Speakers:
Petar Veličković, Staff Research Scientist, DeepMind

Graphs are pretty much all around us — molecules, transportation networks, social networks, even the connectome in the human brain.

In many ways, graphs are the main modality of data we receive from nature. While machine learning has made its most significant strides on data that can be neatly organised into a grid — such as images or text — very rarely will naturally occurring information be directly mappable to such a structure.

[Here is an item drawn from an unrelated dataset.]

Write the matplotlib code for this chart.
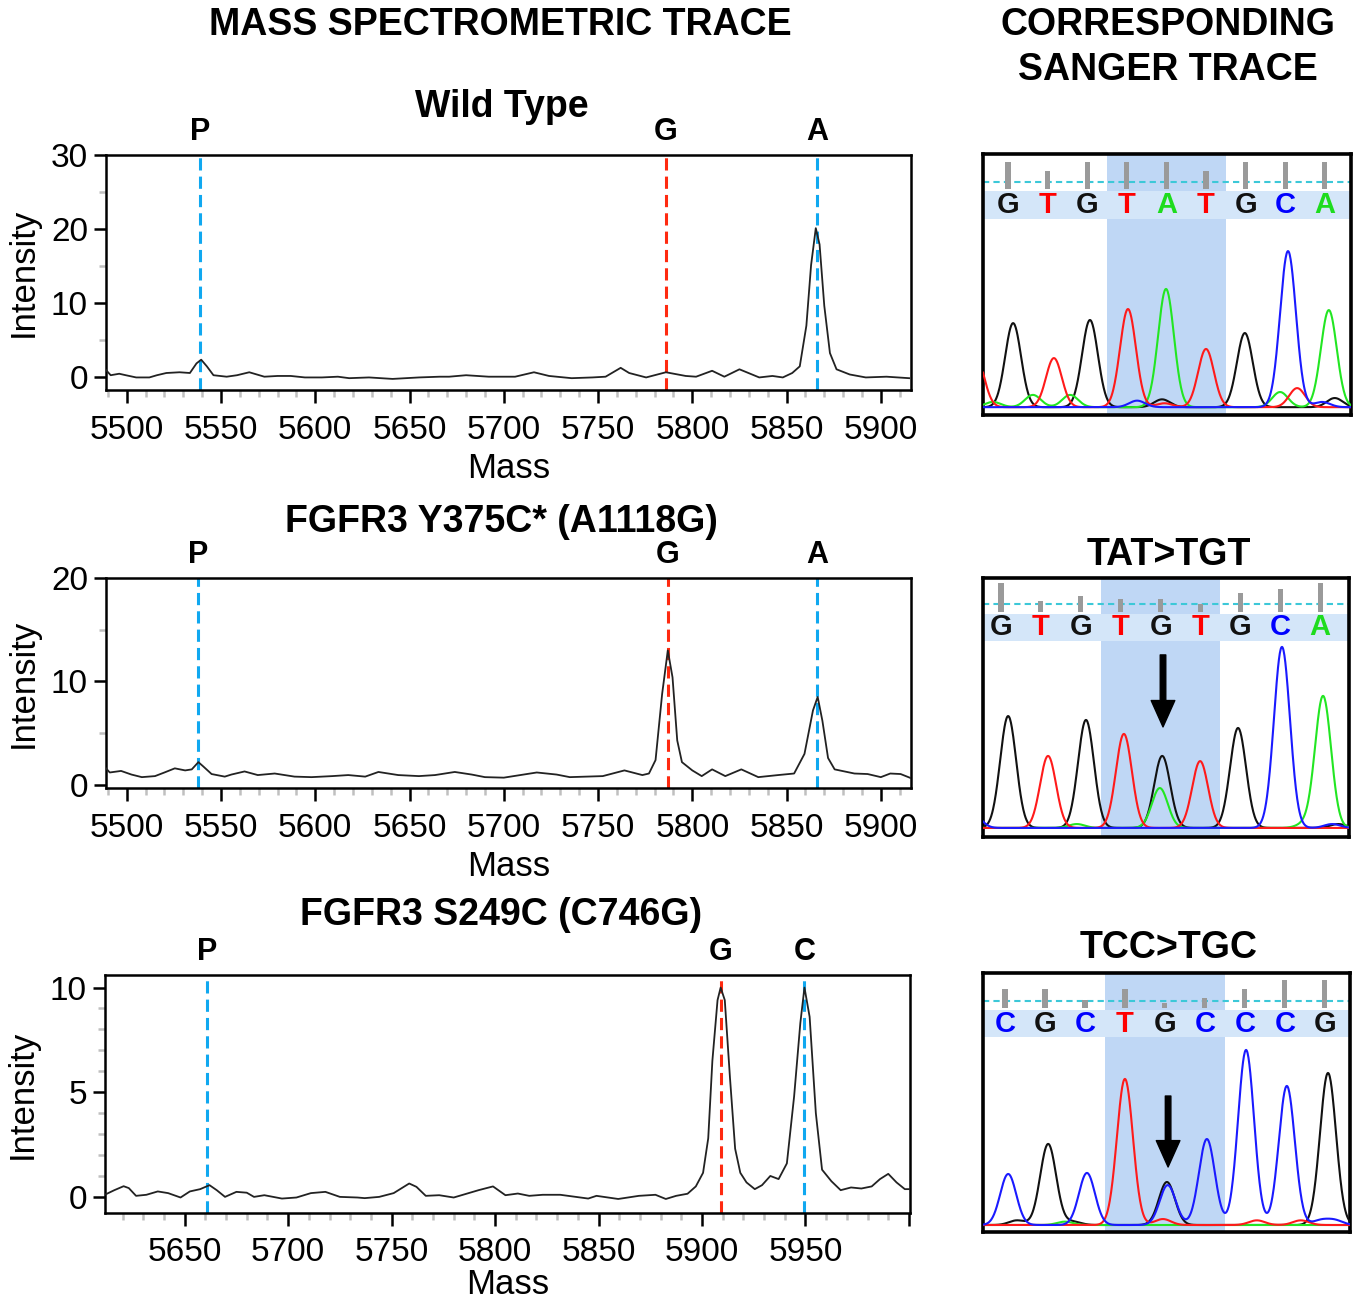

Accordingly, graph representation learning is likely a key component towards many scientific and industrial applications of Artificial Intelligence. Advances in graph neural networks (GNNs) and related techniques have led to new state-of-the-art results in numerous domains: chemical synthesis, vehicle routing, 3D-vision, recommender systems, question answering, continuous control, self-driving and social network analysis.

Accordingly, GNNs regularly top the charts on fastest-growing trends and workshops at virtually all top machine learning conferences.

I will give a bird’s eye overview of GNNs, and outline ways in which industrial and scientific players are already having impact with them. Diving deeper, I will expose how we successfully deployed GNNs in production at Google Maps, serving daily travel-time queries worldwide. Lastly, throughout the talk I will call out explicit pointers to useful libraries and data sets that can empower anyone to make an impact in the area!

The talk will be geared towards a generic computer science audience — no prior knowledge of machine learning is necessary.